What is a will revival?
The revival of a will occurs when someone chooses to take an old will that they had previously revoked and make it their current will. For example, let’s say you made a last will and testament when you were a young adult. After getting married and having children, you decided to update your will to reflect your new situation. Many years later, your children are now adults and you are divorced from your former spouse. In this situation you might want to go back to the terms of your previous will. You can do this be revoking the current will and reviving the old version.
Will revoking my current will automatically revive the old will?
No. North Dakota law says that any previews will you make is not automatically revived when you revoke your current will. However, you can revive the old will when you revoke your current will if the circumstances of your revocation indicate it is your desire to do so. In other words, you have to intend that the act of revoking your current will should revive the old one.

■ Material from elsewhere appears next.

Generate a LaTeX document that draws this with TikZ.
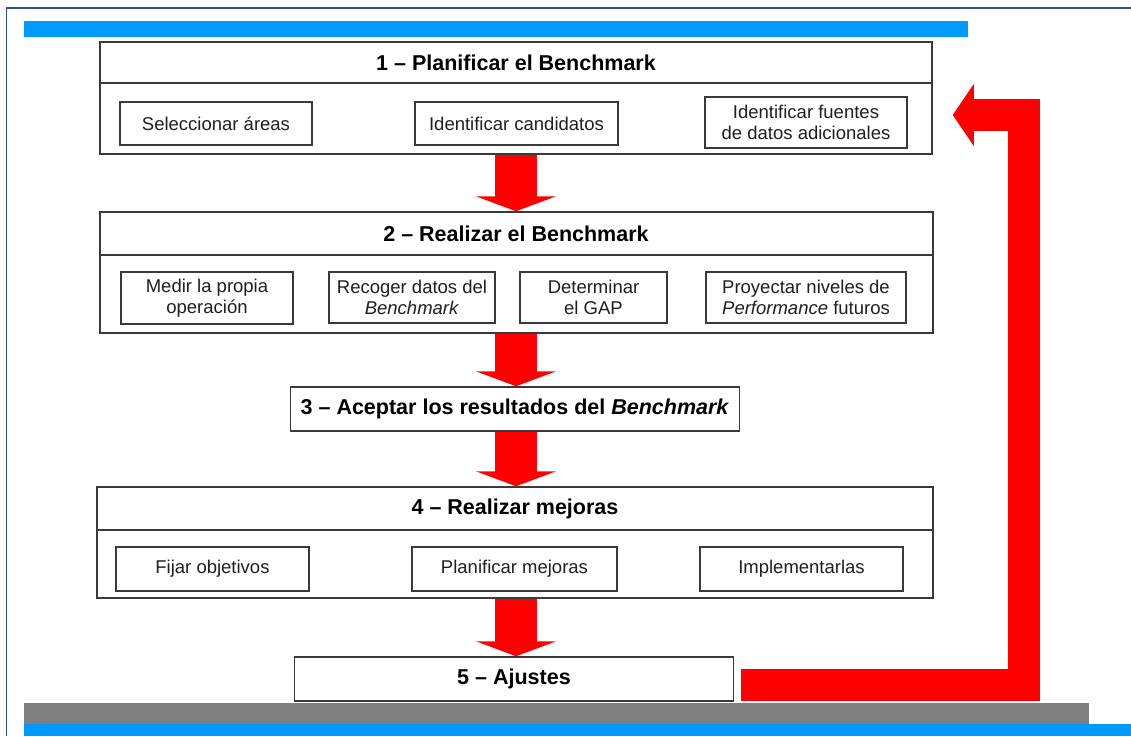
\documentclass[tikz,border=0pt]{standalone}
\usepackage{fontspec}
\setmainfont{Liberation Sans}
\usetikzlibrary{arrows.meta,calc}
\definecolor{barblue}{HTML}{0099FF}
\definecolor{frameblue}{HTML}{2E4F8F}
\definecolor{bargrey}{HTML}{808080}
\definecolor{boxline}{HTML}{3A3A3A}
\definecolor{arrowred}{HTML}{FF0000}
\begin{document}
\begin{tikzpicture}[x=1pt,y=-1pt,
  bigbox/.style={draw=boxline,line width=1.5pt,fill=white,rectangle,inner sep=0pt},
  smallbox/.style={draw=boxline,line width=1.3pt,rectangle,inner sep=0pt,align=center,
    font=\fontsize{18.5}{21}\selectfont,text=black!88},
  titletext/.style={font=\bfseries\fontsize{21.5}{24}\selectfont,inner sep=0pt,text=black},
  flowarrow/.style={draw=arrowred,line width=42pt,-{Triangle[width=80pt,length=15pt]}},
  fbarrow/.style={draw=arrowred,line width=32pt,line join=miter,-{Triangle[width=61pt,length=21pt]}}
]
\useasboundingbox (0,0) rectangle (1131,736);
\fill[white] (0,0) rectangle (1131,736);
% bars and frame
\fill[barblue] (24,21) rectangle (968,37);
\fill[bargrey] (24,703) rectangle (1089,724);
\fill[barblue] (24,724) rectangle (1131,736);
\draw[frameblue,line width=1.5pt] (6.5,736) -- (6.5,8) -- (1131,8);

% box 1
\node[bigbox,minimum width=832pt,minimum height=112pt] (b1) at (516,98) {};
\draw[boxline,line width=1.5pt] (100,83) -- (932,83);
\node[titletext] (t1) at (516,62.5) {1 – Planificar el Benchmark};
\node[smallbox,minimum width=192pt,minimum height=43pt] (s11) at (216,123.5) {Seleccionar áreas};
\node[smallbox,minimum width=203pt,minimum height=43pt] (s12) at (516.5,123.5) {Identificar candidatos};
\node[smallbox,minimum width=202pt,minimum height=51pt] (s13) at (806,122.5) {Identificar fuentes\\de datos adicionales};

% box 2
\node[bigbox,minimum width=833pt,minimum height=121pt] (b2) at (516.5,272.5) {};
\draw[boxline,line width=1.5pt] (100,255) -- (933,255);
\node[titletext] (t2) at (516,233.5) {2 – Realizar el Benchmark};
\node[smallbox,minimum width=172pt,minimum height=52pt] (s21) at (207,298) {Medir la propia\\operación};
\node[smallbox,minimum width=166pt,minimum height=51pt] (s22) at (412,297.5) {Recoger datos del\\\textit{Benchmark}};
\node[smallbox,minimum width=147pt,minimum height=51pt] (s23) at (593.5,297.5) {Determinar\\el GAP};
\node[smallbox,minimum width=200pt,minimum height=51pt] (s24) at (806,297.5) {Proyectar niveles de\\\textit{Performance} futuros};

% box 3
\node[bigbox,titletext,draw=boxline,line width=1.5pt,minimum width=449pt,minimum height=44pt] (b3) at (515,409) {3 – Aceptar los resultados del \textit{Benchmark}};

% box 4
\node[bigbox,minimum width=836pt,minimum height=111pt] (b4) at (515,542.5) {};
\draw[boxline,line width=1.5pt] (97,530) -- (933,530);
\node[titletext] (t4) at (515,508.5) {4 – Realizar mejoras};
\node[smallbox,minimum width=193pt,minimum height=44pt] (s41) at (212.5,569) {Fijar objetivos};
\node[smallbox,minimum width=205pt,minimum height=44pt] (s42) at (514.5,569) {Planificar mejoras};
\node[smallbox,minimum width=203pt,minimum height=44pt] (s43) at (801.5,569) {Implementarlas};

% box 5
\node[bigbox,titletext,draw=boxline,line width=1.5pt,minimum width=439pt,minimum height=44pt] (b5) at (514,679) {5 – Ajustes};

% down arrows
\draw[flowarrow] (b1.south) -- (b1.south |- b2.north);
\draw[flowarrow] (b1.south |- b2.south) -- (b1.south |- b3.north);
\draw[flowarrow] (b1.south |- b3.south) -- (b1.south |- b4.north);
\draw[flowarrow] (b1.south |- b4.south) -- (b1.south |- b5.north);

% feedback arrow
\coordinate (fbtip) at ($(b1.east)+(20,17)$);
\coordinate (fbstart) at ($(b5.east)+(7,5.5)$);
\draw[fbarrow] (fbstart) -| ($(fbtip)+(71,0)$) -- (fbtip);
\end{tikzpicture}
\end{document}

What circumstances can show my intent to revive my old will?
It’s always better to be safe than sorry, and the best way to revive an old will is to formally execute the old will. When you make a last will and testament, you have to sign the document and do so in the presence of two witnesses. If you want to revive an old will, it’s best that you go through this signing and witnessing ceremony again. This is especially true if it’s been several years or longer since you created the old will. If you revoke your current will and re-execute the old one in a revival, it will be much easier for a court to accept the revived document.
Should I revive my old will?
That depends on your individual circumstances. However, as a general principle, it’s almost always better to simply create a new last will and testament than it is to try to revive an old one. Writing a new will is not complicated, and you will usually need to make some changes to make your old will reflect your current wishes.